Back in the Eighties, I was a big fan of horror writer Robert R. McCammon and read about half of his books. His werewolf novel, THE WOLF’S HOUR, is hugely entertaining, and his poignant and nostalgic novella, “Night Calls the Green Falcon” (which you can find in the excellent collection BLUE WORLD) is one of my all-time favorite stories by any author.
Then McCammon stopped writing horror and produced a couple of odd, unclassifiable novels, BOY’S LIFE and GONE SOUTH, which I liked but not nearly as much as I liked his other work. Then he retired from writing, and I never got around to going back and reading the earlier books of his that I’d missed.
Which brings us to BAAL, McCammon’s first novel, originally published in 1978, which I just read as the opening shot of my attempt to catch up on the unread McCammons. It’s the story of a cult leader, who may or may not actually be an ancient demon, and the three men who oppose his rise to worldwide power: an elderly professor of theology, a Russian/Eskimo hunter who claims not to be a shaman (although the other Eskimos say that he is), and a mysterious individual known only as Michael (no fair guessing who he really is, although of course you will, and of course, you’ll be right).
This book has some major problems, particularly with the pacing, which may well be because it was a first novel, after all. The entire first half is just set-up, and it’s pretty much of a slog to get through. One of the major characters isn’t even introduced until the final section of the book. So why am I recommending it? Because the plot finally gets going in the second half, and the last eighty pages or so are really good, giving the reader a taste of the full-throttle action that would dominate some of McCammon’s later novels. There are also several genuinely creepy scenes that are very effective, and the ending is a good, satisfying one.

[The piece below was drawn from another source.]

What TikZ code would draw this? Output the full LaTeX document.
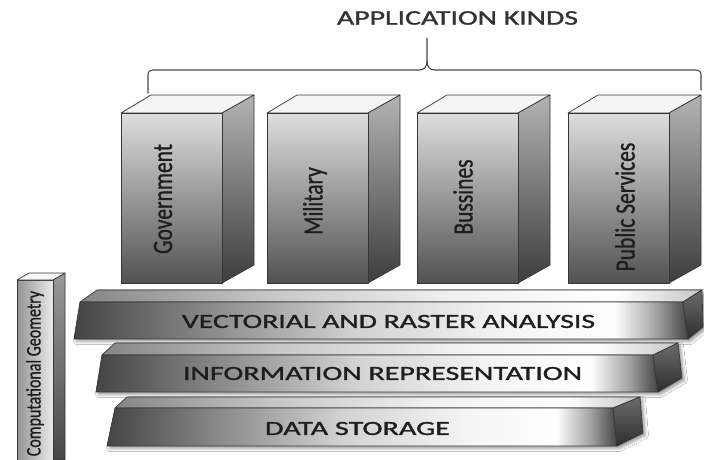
\documentclass[tikz,border=0pt]{standalone}
\usepackage{fontspec}
\setmainfont{Carlito}
\newfontfamily\labelfont{Carlito}[FakeBold=1.0]
\newfontfamily\capsfont{Carlito}[FakeBold=1.1]
\usepackage{graphicx}
\usetikzlibrary{shadows.blur}

\definecolor{edgecol}{HTML}{363636}
\definecolor{inkcol}{HTML}{1E1E1E}
\definecolor{slabdark}{HTML}{444444}
\definecolor{slabmid}{HTML}{8A8A8A}
\definecolor{slablight}{HTML}{D2D2D2}
\definecolor{slabpale}{HTML}{F4F4F4}
\definecolor{slabend}{HTML}{A0A0A0}
\definecolor{topdark}{HTML}{858585}
\definecolor{topmid}{HTML}{C6C6C6}
\definecolor{toppale}{HTML}{F0F0F0}

% metallic left-to-right shading of the layer fronts (25bp..75bp spans the face)
\pgfdeclarehorizontalshading{slabfront}{100bp}{%
  color(0bp)=(slabdark); color(25bp)=(slabdark); color(36bp)=(slabmid);%
  color(48bp)=(slablight); color(60bp)=(slabpale); color(69bp)=(white);%
  color(72.5bp)=(slabend); color(75bp)=(slabdark); color(100bp)=(slabdark)}
\pgfdeclarehorizontalshading{slabtop}{100bp}{%
  color(0bp)=(topdark); color(25bp)=(topdark); color(40bp)=(topmid);%
  color(55bp)=(toppale); color(68bp)=(white); color(75bp)=(topmid); color(100bp)=(topmid)}
% side faces of the columns: lighter strip next to the front edge
\pgfdeclarehorizontalshading{boxsideshade}{100bp}{%
  color(0bp)=(black!30); color(25bp)=(black!30); color(40bp)=(black!45);%
  color(75bp)=(black!62); color(100bp)=(black!62)}

\tikzset{
  faceedge/.style={draw=edgecol, line width=0.7pt, line join=round},
  boxfront/.style={faceedge, top color=black!13, bottom color=black!68},
  boxside/.style={faceedge, top color=black!30, bottom color=black!76},
  boxtop/.style={faceedge, fill=black!4},
  slabfrontface/.style={faceedge, shade, shading=slabfront},
  slabtopface/.style={faceedge, shade, shading=slabtop},
  slabsideface/.style={faceedge, top color=black!58, bottom color=black!82},
  slabshadow/.style={fill=white, blur shadow={shadow xshift=2.5pt, shadow yshift=-2.5pt,
      shadow blur radius=3pt, shadow opacity=40}},
  pillarfront/.style={faceedge, left color=black!42, right color=black!8},
  pillarside/.style={faceedge, top color=black!40, bottom color=black!72},
  boxlabel/.style={text=inkcol, font=\labelfont\fontsize{21.5}{22}\selectfont, rotate=90, inner sep=0pt},
  pillarlabel/.style={text=inkcol, font=\labelfont\fontsize{16}{16}\selectfont, rotate=90, inner sep=0pt},
  capslabel/.style={text=inkcol, font=\capsfont, inner sep=0pt},
  bracecurve/.style={draw=black!72, line width=1.1pt, line cap=round, line join=round},
}

% one application column: #1 left x of the front face, #2 node name,
% #3 label x offset, #4 label y, #5 label text
\newcommand{\appbox}[5]{%
  \begin{scope}[shift={(#1,0)}]
    \path[boxtop] (0,113) -- (30,95) -- (133,95) -- (101,113) -- cycle;
    \path[boxside] (101,113) -- (133,95) -- (133,265) -- (101,283) -- cycle;
    \path[boxfront] (0,113) rectangle (101,283);
    \node[boxlabel] (#2) at (#3,#4) {\scalebox{1}[1.3]{#5}};
  \end{scope}}

\begin{document}
\begin{tikzpicture}[x=1pt, y=-1pt]
  \useasboundingbox[fill=white] (0,0) rectangle (704,459);

  % title and brace
  \node[capslabel, text=black!80] (title) at (457.5,18)
    {\resizebox{241pt}{13.5pt}{APPLICATION KINDS}};
  \coordinate (braceL) at (148,93);
  \coordinate (braceR) at (701,90);
  \coordinate (braceTip) at (427,38);
  \draw[bracecurve] (braceL) -- (148,75) .. controls (148,71.5) and (150,70) .. (153,70)
    -- (419,70) .. controls (424,70) and (427,67) .. (427,61) -- (braceTip);
  \draw[bracecurve] (427,61) .. controls (427,67) and (430,70) .. (435,70)
    -- (696,70) .. controls (699,70) and (701,71.5) .. (701,75) -- (braceR);

  % application columns
  \appbox{121}{gov}{42}{199}{Government}
  \appbox{267}{mil}{48}{201}{Military}
  \appbox{417}{bus}{46}{197}{Bussines}
  \appbox{568}{pub}{57}{207}{Public Services}

  % layer 1: vectorial and raster analysis
  \path[slabshadow] (97,290) -- (702,290) -- (703,327) -- (688,339) -- (74,339) -- (80,302) -- cycle;
  \path[slabtopface] (97,290) -- (702,290) -- (683,302) -- (80,302) -- cycle;
  \path[slabfrontface] (80,302) -- (683,302) -- (688,339) -- (74,339) -- cycle;
  \path[slabsideface] (683,302) -- (702,290) -- (703,327) -- (688,339) -- cycle;
  \node[capslabel] (vra) at (388.5,321.5)
    {\resizebox{413pt}{13pt}{VECTORIAL AND RASTER ANALYSIS}};

  % layer 2: information representation
  \path[slabshadow] (115,343) -- (678,343) -- (682,378) -- (658,392) -- (96,392) -- (102,355) -- cycle;
  \path[slabtopface] (115,343) -- (678,343) -- (653,355) -- (102,355) -- cycle;
  \path[slabfrontface] (102,355) -- (653,355) -- (658,392) -- (96,392) -- cycle;
  \path[slabsideface] (653,355) -- (678,343) -- (682,378) -- (658,392) -- cycle;
  \node[capslabel] (inf) at (382.5,373.5)
    {\resizebox{399pt}{13pt}{INFORMATION REPRESENTATION}};

  % layer 3: data storage
  \path[slabshadow] (127,397) -- (640,397) -- (643,433) -- (617,446) -- (107,446) -- (115,408) -- cycle;
  \path[slabtopface] (127,397) -- (640,397) -- (613,408) -- (115,408) -- cycle;
  \path[slabfrontface] (115,408) -- (613,408) -- (617,446) -- (107,446) -- cycle;
  \path[slabsideface] (613,408) -- (640,397) -- (643,433) -- (617,446) -- cycle;
  \node[capslabel] (dat) at (357.5,428.5)
    {\resizebox{185pt}{13pt}{DATA STORAGE}};

  % computational geometry pillar
  \path[pillarside] (53,280) -- (65,273) -- (65,460) -- (53,460) -- cycle;
  \path[pillarfront] (17,280) rectangle (53,460);
  \path[boxtop] (17,280) -- (29,273) -- (65,273) -- (53,280) -- cycle;
  \node[pillarlabel] (geo) at (35,373.5) {\scalebox{1}[1.3]{Computational Geometry}};
\end{tikzpicture}
\end{document}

In recent years, McCammon has come out of retirement with a couple of extremely long historical mysteries. I have both of them and will get around to them, though they may have to wait until I have more time to devote to reading. In the meantime, I plan to continue catching up on his earlier novels. I mean, good grief, Bill Crider recommended THEY THIRST, McCammon’s vampire novel, to me nearly thirty years ago, and I still haven’t read it. I need to remedy that.